## Dataset rows

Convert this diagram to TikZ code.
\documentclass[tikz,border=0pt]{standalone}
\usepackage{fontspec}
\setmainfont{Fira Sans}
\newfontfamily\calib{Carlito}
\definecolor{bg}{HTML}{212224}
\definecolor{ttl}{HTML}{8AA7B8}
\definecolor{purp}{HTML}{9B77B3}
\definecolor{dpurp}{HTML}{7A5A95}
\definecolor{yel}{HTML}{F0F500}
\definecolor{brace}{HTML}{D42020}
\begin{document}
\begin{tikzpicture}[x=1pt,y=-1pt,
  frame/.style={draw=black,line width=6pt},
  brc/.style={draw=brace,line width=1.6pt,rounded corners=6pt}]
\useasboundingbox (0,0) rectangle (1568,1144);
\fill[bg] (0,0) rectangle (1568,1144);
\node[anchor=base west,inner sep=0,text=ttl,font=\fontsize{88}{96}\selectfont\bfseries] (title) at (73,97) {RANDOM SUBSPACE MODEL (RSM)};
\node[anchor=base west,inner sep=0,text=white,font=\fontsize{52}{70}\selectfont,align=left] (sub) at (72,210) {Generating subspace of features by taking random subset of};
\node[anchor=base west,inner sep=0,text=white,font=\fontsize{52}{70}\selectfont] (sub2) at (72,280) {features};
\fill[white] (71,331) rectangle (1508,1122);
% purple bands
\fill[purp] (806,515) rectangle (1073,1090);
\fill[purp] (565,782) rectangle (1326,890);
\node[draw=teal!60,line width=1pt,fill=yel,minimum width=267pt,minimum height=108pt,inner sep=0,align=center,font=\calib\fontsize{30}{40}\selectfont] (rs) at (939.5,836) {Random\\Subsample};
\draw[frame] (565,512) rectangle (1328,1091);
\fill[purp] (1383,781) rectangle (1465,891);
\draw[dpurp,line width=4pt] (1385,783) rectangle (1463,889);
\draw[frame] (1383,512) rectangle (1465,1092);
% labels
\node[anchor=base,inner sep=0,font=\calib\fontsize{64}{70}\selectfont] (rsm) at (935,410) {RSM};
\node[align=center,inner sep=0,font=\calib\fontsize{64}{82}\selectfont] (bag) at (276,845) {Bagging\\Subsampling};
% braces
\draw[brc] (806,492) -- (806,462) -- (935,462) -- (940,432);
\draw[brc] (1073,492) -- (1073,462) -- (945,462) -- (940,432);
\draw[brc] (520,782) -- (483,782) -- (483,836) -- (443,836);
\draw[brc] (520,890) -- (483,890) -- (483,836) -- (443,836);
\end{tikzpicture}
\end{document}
...
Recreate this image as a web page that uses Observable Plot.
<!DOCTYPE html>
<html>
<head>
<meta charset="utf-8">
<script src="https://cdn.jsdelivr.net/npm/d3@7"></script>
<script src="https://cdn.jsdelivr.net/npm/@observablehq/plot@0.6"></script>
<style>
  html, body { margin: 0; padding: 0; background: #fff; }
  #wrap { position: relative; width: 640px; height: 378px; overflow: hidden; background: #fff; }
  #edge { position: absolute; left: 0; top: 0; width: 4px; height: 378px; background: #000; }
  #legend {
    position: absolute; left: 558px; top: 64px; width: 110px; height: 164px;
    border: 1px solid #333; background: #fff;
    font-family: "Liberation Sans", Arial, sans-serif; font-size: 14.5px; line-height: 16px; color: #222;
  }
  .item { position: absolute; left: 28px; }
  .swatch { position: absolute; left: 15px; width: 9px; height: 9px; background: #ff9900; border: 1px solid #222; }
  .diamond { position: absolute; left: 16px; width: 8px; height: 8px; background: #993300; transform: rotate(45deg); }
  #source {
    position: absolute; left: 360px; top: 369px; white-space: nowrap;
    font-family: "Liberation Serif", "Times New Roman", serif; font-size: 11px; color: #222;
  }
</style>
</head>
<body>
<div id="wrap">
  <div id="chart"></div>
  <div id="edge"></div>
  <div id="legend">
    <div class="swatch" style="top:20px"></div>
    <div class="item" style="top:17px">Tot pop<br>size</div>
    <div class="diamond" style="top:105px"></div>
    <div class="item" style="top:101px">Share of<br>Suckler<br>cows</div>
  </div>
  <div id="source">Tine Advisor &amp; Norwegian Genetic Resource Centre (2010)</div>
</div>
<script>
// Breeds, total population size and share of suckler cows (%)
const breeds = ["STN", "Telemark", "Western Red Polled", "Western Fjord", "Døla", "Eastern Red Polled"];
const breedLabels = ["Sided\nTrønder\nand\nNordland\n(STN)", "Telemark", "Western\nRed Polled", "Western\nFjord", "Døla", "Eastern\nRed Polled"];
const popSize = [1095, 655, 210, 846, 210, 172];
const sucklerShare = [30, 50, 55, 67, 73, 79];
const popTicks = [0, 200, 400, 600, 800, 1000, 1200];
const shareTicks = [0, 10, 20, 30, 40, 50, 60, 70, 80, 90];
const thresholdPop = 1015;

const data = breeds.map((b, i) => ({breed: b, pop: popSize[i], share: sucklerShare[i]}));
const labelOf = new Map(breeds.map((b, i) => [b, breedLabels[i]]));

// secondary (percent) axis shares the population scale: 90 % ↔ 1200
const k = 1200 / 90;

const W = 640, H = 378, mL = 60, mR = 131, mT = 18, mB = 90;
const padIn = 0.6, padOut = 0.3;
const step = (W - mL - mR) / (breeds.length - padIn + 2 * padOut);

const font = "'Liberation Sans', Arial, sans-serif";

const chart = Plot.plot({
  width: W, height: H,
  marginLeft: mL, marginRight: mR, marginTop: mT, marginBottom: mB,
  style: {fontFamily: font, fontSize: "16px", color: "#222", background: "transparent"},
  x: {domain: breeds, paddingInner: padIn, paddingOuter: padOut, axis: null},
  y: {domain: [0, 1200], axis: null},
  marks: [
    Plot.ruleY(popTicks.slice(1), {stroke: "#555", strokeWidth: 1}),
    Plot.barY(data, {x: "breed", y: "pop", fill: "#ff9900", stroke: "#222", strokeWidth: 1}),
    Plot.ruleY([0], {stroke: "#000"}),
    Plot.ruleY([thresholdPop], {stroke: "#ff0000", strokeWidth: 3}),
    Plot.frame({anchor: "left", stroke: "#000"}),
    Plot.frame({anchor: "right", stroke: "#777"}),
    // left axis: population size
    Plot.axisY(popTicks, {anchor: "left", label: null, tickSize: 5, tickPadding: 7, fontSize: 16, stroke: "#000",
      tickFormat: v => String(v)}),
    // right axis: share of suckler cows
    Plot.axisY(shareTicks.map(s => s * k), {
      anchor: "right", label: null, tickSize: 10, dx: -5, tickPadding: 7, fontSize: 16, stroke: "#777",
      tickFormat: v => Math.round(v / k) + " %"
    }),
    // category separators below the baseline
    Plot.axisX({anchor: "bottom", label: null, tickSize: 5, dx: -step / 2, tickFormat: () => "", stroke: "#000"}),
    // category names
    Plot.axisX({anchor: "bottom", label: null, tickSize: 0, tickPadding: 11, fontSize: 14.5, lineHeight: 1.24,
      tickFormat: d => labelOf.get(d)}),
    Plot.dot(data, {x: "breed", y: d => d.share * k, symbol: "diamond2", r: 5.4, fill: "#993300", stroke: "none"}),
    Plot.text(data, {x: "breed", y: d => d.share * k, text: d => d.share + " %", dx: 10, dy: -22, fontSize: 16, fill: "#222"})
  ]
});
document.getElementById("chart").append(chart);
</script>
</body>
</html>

## Given task
From the data above, gather every line that includes the word "this".

## Correct answer
Convert this diagram to TikZ code.
Recreate this image as a web page that uses Observable Plot.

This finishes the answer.